Satu-satunya cabang ilmu yang masih mampu mendorong perdebatan teologis dengan penuh semangat, sampai sekarang adalah ilmu-ilmu humaniora ketimbang ilmu-ilmu alamiah. Implikasi-implikasi psikologi Freudian terhadap doktrin rahmat dan kegunaan obat-obat bius yang menimbulkan khayalan untuk menghasilkan pengalaman-pengalaman kuasi-mistik adalah topic-topik diskusi yang hangat dimasa kini bukan lagi evolusi, astrofisika dan geologi histories.[5]
III. Kesimpulan
Dari paparan makalah diatas, dapat ditarik kesimpulan bahwa sebenarnya definisi dari agama itu sangat banyak sekali dan berbeda-beda pendapat, berarti semuanya itu kembali kepada diri kita masing-masing. Setiap individu pasti mempunyai pendapat yang berbeda-beda, tergantung dari pengalaman religius yang pernah dilakukan. Apalagi kehidupan di dunia ini terdapat suatu kekuatan yang selalu menyelimuti kita dan semua kekuatan itu bersifat empiris&mistis. Dan agama tentu saja yang bisa meyakinkan kita tentang hal-hal yang gaib. Ilmu pengetahuan selalu mencari dan ingin membuktikan bahwa hal-hal yang bersifat mistis dan tahayul itu tidak benar. Para sejarawan terdahulu memandang ilmu dijaman itu, belum terbebaskan dari beban dogmatis dan tahayul. Tetapi, itulah kehidupan yang ada di dunia ini, semuanya kembali kepada kita saja. So, percayalah terhadap apa yang kita yakini keberadaannya.
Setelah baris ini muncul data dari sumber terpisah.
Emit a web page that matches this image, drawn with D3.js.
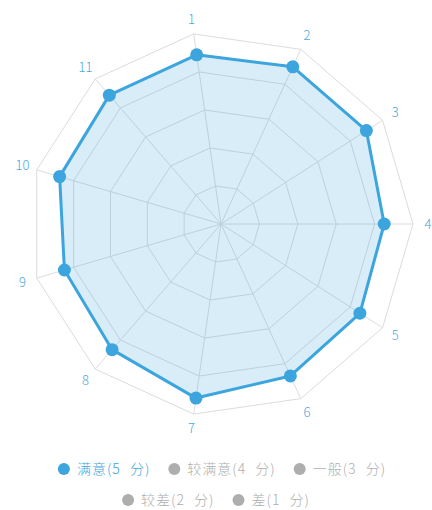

Apalagi kita mempunyai agama, ya to??
DAFTAR PUSTAKA
Ali, H.A Mukti, Agama-agama di Dunia,
Morris, Brian, Antropologi Agama,
Ravertz, Jerome R, Filsafat Ilmu,
Turner, Bryan S., Agama&Teori Sosial,
[1]H.A Mukti Ali, Agama-agama di Dunia, IAIN Sunan Kalijaga Press.
[2] Brian Morris, Antropologi Agama, Haikhi Grafika.
[3] Bryan S. Turner, Agama&Teori Sosial, Ijang Grafika.
[4] Brian Morris, hlm. 244-246
[5] Jerome R Ravertz, Filsafat Ilmu, Pustaka Pelajar.